Using DropFields to keep most data property keys
You can create a subset of data property keys from the dataset using the DropFields transform. You indicate which data property keys you want to remove from the dataset and the rest of the keys are retained.
Note
The DropFields transform is case sensitive. Use Change Schema if you need a case-insensitive way to select fields.
To add a DropFields transform node to your job diagram
-
(Optional) Open the Resource panel and then choose DropFields to add a new transform to your job diagram, if needed.
-
On the Node properties tab, enter a name for the node in the job diagram. If a node parent is not already selected, then choose a node from the Node parents list to use as the input source for the transform.
-
Choose the Transform tab in the node details panel.
-
Under the heading DropFields, choose the data property keys to drop from the data source.
You can also choose the check box next to the column heading Field to automatically choose all the data property keys in the dataset. Then you can deselect individual data property keys so they are retained in the dataset.

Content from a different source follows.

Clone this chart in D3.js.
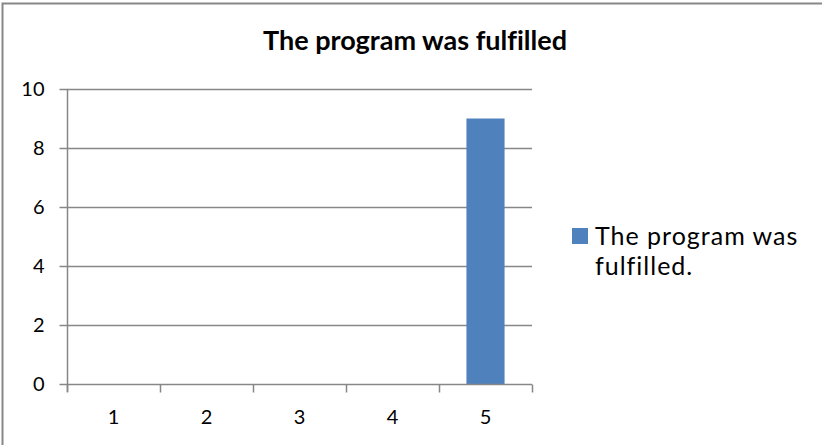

(Optional) After configuring the transform node properties, you can view the modified schema for your data by choosing the Output schema tab in the node details panel. The first time you choose this tab for any node in your job, you are prompted to provide an IAM role to access the data. If you have not specified an IAM role on the Job details tab, you are prompted to enter an IAM role here.
(Optional) After configuring the node properties and transform properties, you can preview the modified dataset by choosing the Data preview tab in the node details panel. The first time you choose this tab for any node in your job, you are prompted to provide an IAM role to access the data. There is a cost associated with using this feature, and billing starts as soon as you provide an IAM role.